## Goal
Line by line, repeat the data below exactly, beginning at the first line and ending at the line with "ink = '#222222'". Omit pictures.
···
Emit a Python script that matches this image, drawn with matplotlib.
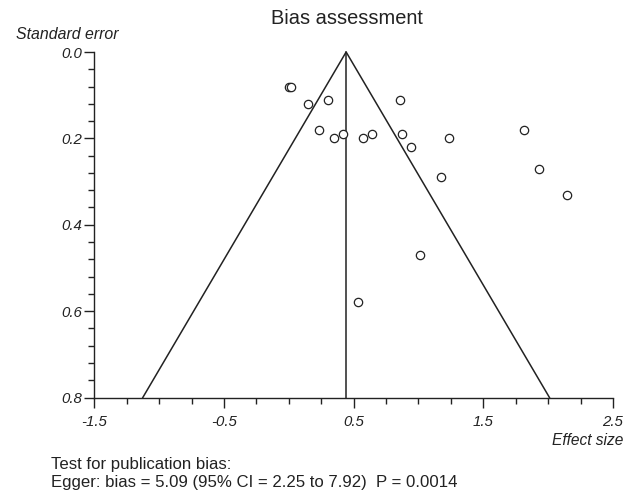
import matplotlib
matplotlib.use("Agg")
import matplotlib.pyplot as plt
import numpy as np

# ---- data ----
effect_size = [0.00, 0.02, 0.145, 0.30, 0.235, 0.345, 0.42, 0.57, 0.64,
               0.86, 0.875, 0.945, 1.235, 1.17, 1.81, 1.93, 2.145, 1.01, 0.53]
std_error = [0.08, 0.08, 0.12, 0.11, 0.18, 0.20, 0.19, 0.20, 0.19,
             0.11, 0.19, 0.22, 0.20, 0.29, 0.18, 0.27, 0.33, 0.47, 0.58]
pooled_effect = 0.442
se_max = 0.8
z95 = 1.96

title = "Bias assessment"
xlabel = "Effect size"
ylabel = "Standard error"
xticks = [-1.5, -0.5, 0.5, 1.5, 2.5]
yticks = [0.0, 0.2, 0.4, 0.6, 0.8]
footer1 = "Test for publication bias:"
footer2 = "Egger: bias = 5.09 (95% CI = 2.25 to 7.92)  P = 0.0014"

plt.rcParams['font.family'] = ['Liberation Sans', 'DejaVu Sans']
ink = '#222222'

W, H = 635, 494
fig = plt.figure(figsize=(W / 100, H / 100), dpi=100)
x0, x1 = 94.3, 613.0
y0, y1 = 52.0, 397.5
ax = fig.add_axes([x0 / W, 1 - y1 / H, (x1 - x0) / W, (y1 - y0) / H])

# funnel
ax.plot([pooled_effect - z95 * se_max, pooled_effect, pooled_effect + z95 * se_max],
        [se_max, 0, se_max], color=ink, lw=1.1, solid_joinstyle='miter', clip_on=False)
ax.plot([pooled_effect, pooled_effect], [0, se_max], color=ink, lw=1.1, clip_on=False)

ax.plot(effect_size, std_error, linestyle='none', marker='o', markersize=6,
        markerfacecolor='white', markeredgecolor=ink, markeredgewidth=0.9, clip_on=False)

ax.set_xlim(-1.5, 2.5)
ax.set_ylim(0.8, 0.0)
ax.set_xticks(xticks)
ax.set_xticklabels([f"{v:.1f}" for v in xticks], fontstyle='italic', fontsize=10.8, color=ink)
ax.set_xticks(np.arange(-1.5, 2.5001, 0.25), minor=True)
ax.set_yticks(yticks)
ax.set_yticklabels([f"{v:.1f}" for v in yticks], fontstyle='italic', fontsize=10.8, color=ink)
ax.set_yticks(np.arange(0, 0.8001, 0.04), minor=True)

for s in ['top', 'right']:
    ax.spines[s].set_visible(False)
for s in ['left', 'bottom']:
    ax.spines[s].set_color(ink)
    ax.spines[s].set_linewidth(1.0)
ax.tick_params(which='major', direction='out', length=7, width=1.0, color=ink)
ax.tick_params(which='minor', direction='out', length=4, width=1.0, color=ink)
ax.tick_params(axis='x', which='major', pad=5.5)
ax.tick_params(axis='y', which='major', pad=2)

fig.text(346.5 / W, 1 - 24 / H, title, ha='center', va='baseline', fontsize=14.4, color=ink)
fig.text(118 / W, 1 - 39.3 / H, ylabel, ha='right', va='baseline', fontsize=11.4,
         fontstyle='italic', color=ink)
fig.text(623 / W, 1 - 444.5 / H, xlabel, ha='right', va='baseline', fontsize=11.2,
         fontstyle='italic', color=ink)
fig.text(51 / W, 1 - 468.5 / H, footer1, ha='left', va='baseline', fontsize=12.1, color=ink)
fig.text(51 / W, 1 - 486.5 / H, footer2, ha='left', va='baseline', fontsize=12.1, color=ink)

fig.savefig("out.png", dpi=100)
···
## Correct output
Emit a Python script that matches this image, drawn with matplotlib.
import matplotlib
matplotlib.use("Agg")
import matplotlib.pyplot as plt
import numpy as np

# ---- data ----
effect_size = [0.00, 0.02, 0.145, 0.30, 0.235, 0.345, 0.42, 0.57, 0.64,
               0.86, 0.875, 0.945, 1.235, 1.17, 1.81, 1.93, 2.145, 1.01, 0.53]
std_error = [0.08, 0.08, 0.12, 0.11, 0.18, 0.20, 0.19, 0.20, 0.19,
             0.11, 0.19, 0.22, 0.20, 0.29, 0.18, 0.27, 0.33, 0.47, 0.58]
pooled_effect = 0.442
se_max = 0.8
z95 = 1.96

title = "Bias assessment"
xlabel = "Effect size"
ylabel = "Standard error"
xticks = [-1.5, -0.5, 0.5, 1.5, 2.5]
yticks = [0.0, 0.2, 0.4, 0.6, 0.8]
footer1 = "Test for publication bias:"
footer2 = "Egger: bias = 5.09 (95% CI = 2.25 to 7.92)  P = 0.0014"

plt.rcParams['font.family'] = ['Liberation Sans', 'DejaVu Sans']
ink = '#222222'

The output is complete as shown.